I have created a virtual index with CDH5 and Hunk 6.1. A simple query like the following:
runs about 28 minutes on our small, 5 node lab cluster with 32GB of memory and 3 HDFS nodes. There is some 35 million netflow records. My question is twofold:
1) When i run the same query over and over, the performance is very linear. Would I expect an index to be created somewhere so subsequent queries run faster?
2) In terms of improving Splunk/Hunk/Hadoop performance, if I segregate the data into directories in HDFS based on date for example (2014-05-26, 2014-05-27) will performance increase (provided i narrow my search to last 24 hours for example)?
Just to clarify, Hunk does not create an index based on the data that it searches once. Yes, we do recommend that you partition your data based on time and any other fields that you search frequently.
1) In order for you to create a MR job, you will need to change your Splunk query:
From this - index=tomnetflow destination_address="22.214.171.124"

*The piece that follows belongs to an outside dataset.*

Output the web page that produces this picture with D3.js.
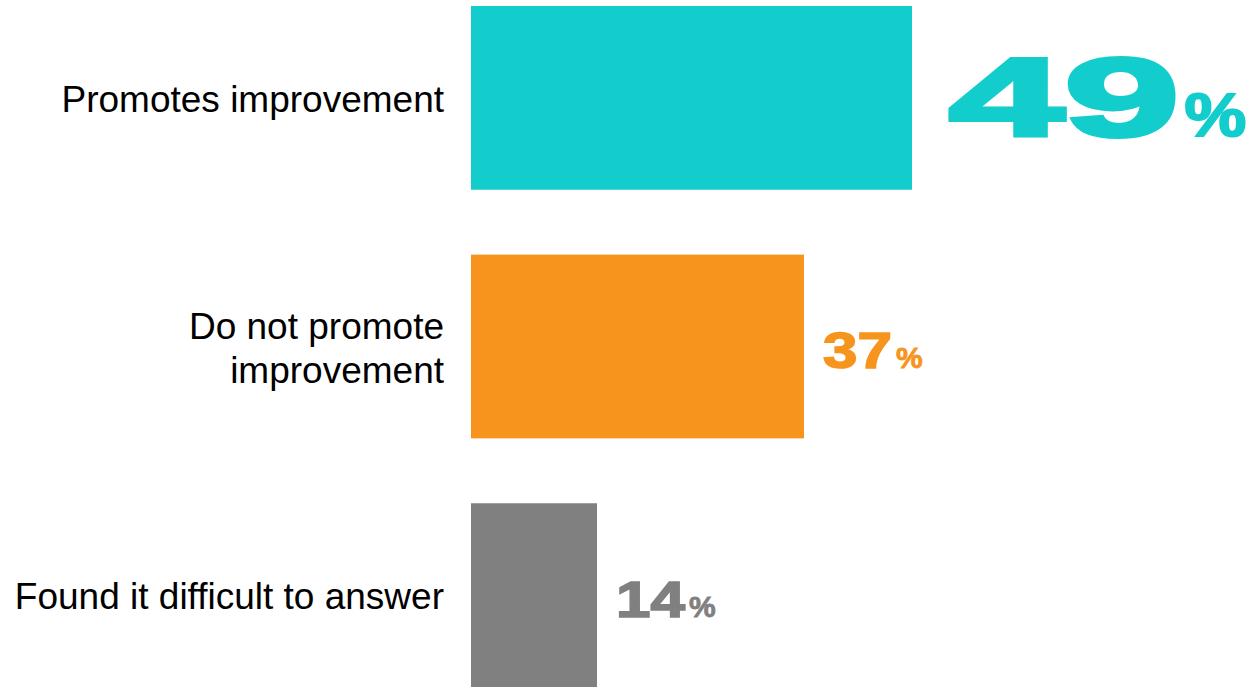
<!DOCTYPE html>
<html>
<head>
<meta charset="utf-8">
<script src="https://cdn.jsdelivr.net/npm/d3@7"></script>
<style>
  html, body { margin: 0; padding: 0; background: #ffffff; }
  svg { display: block; }
</style>
</head>
<body>
<svg id="chart" width="1253" height="687"></svg>
<script>
// Survey answers and their shares (%)
const categories = ["Promotes improvement", "Do not promote improvement", "Found it difficult to answer"];
const labelLines = [["Promotes improvement"], ["Do not promote", "improvement"], ["Found it difficult to answer"]];
const values = [49, 37, 14];
const colors = ["#13cdcd", "#f7941d", "#808080"];

const W = 1253, H = 687;
const svg = d3.select("#chart");

const x = d3.scaleLinear().domain([0, 49]).range([471, 912]);
const y = d3.scaleBand().domain(categories).range([6, 687]).paddingInner(0.261).paddingOuter(0);

const rows = categories.map((c, i) => ({ cat: c, lines: labelLines[i], value: values[i], color: colors[i] }));
const maxVal = d3.max(values);

// Bars
svg.append("g").selectAll("rect").data(rows).join("rect")
  .attr("x", x(0))
  .attr("y", d => y(d.cat))
  .attr("width", d => x(d.value) - x(0))
  .attr("height", y.bandwidth())
  .attr("fill", d => d.color);

// Category labels, right aligned next to the bars
const lineGap = 44;
svg.append("g").selectAll("text").data(rows).join("text")
  .attr("text-anchor", "end")
  .attr("font-family", "'Liberation Sans', Arial, sans-serif")
  .attr("font-size", 37)
  .attr("fill", "#000")
  .each(function (d) {
    const cy = y(d.cat) + y.bandwidth() / 2;
    const n = d.lines.length;
    const t = d3.select(this);
    d.lines.forEach((ln, k) => {
      t.append("tspan")
        .attr("x", 444)
        .attr("y", cy + 14 + (k - (n - 1) / 2) * lineGap)
        .text(ln);
    });
  });

// Value labels: heavy stretched numbers with a smaller percent sign
const valueG = svg.append("g");
rows.forEach(d => {
  const big = d.value === maxVal;
  const numSize = big ? 112 : 50;
  const numStretch = big ? 1.85 : 1.24;
  const numStroke = big ? 4 : 1.6;
  const pctSize = big ? 62 : 30;
  const pctStretch = big ? 1.12 : 1.0;
  const pctStroke = big ? 2 : 0.8;
  const gap = big ? 37 : 19;
  const cy = y(d.cat) + y.bandwidth() / 2;
  const baseline = big ? cy + 38 : cy + 21.5;
  const x0 = x(d.value) + gap;

  const g = valueG.append("g");
  const num = g.append("text")
    .attr("font-family", "'Liberation Sans', Arial, sans-serif")
    .attr("font-weight", "bold")
    .attr("font-size", numSize)
    .attr("fill", d.color)
    .attr("stroke", d.color)
    .attr("stroke-width", numStroke)
    .attr("stroke-linejoin", "miter")
    .attr("transform", `translate(${x0},${baseline}) scale(${numStretch},1)`)
    .text(d.value);
  const numW = num.node().getComputedTextLength() * numStretch;
  g.append("text")
    .attr("font-family", "'Liberation Sans', Arial, sans-serif")
    .attr("font-weight", "bold")
    .attr("font-size", pctSize)
    .attr("fill", d.color)
    .attr("stroke", d.color)
    .attr("stroke-width", pctStroke)
    .attr("transform", `translate(${x0 + numW + (big ? 5 : 4)},${baseline}) scale(${pctStretch},1)`)
    .text("%");
});
</script>
</body>
</html>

To something like this - index=tomnetflow destination_address="126.96.36.199" | top destination_address
In addition, make sure that you are in ' smart mode ' and not in ' verbose mode '
2) Hunk uses VIX = Virtual Index. Therefore, the index itself is not created and performance will not be any faster.
3) To make sure Hunk runs faster - Make sure you run MR Jobs (see answer to #1), Make sure you use VIX with REGEX that will extract the time from the file name or the HDFS directory name (as you mentioned - that will allow Hunk to bring less data per MR job), If you use Report Acceleration that will Cache the results.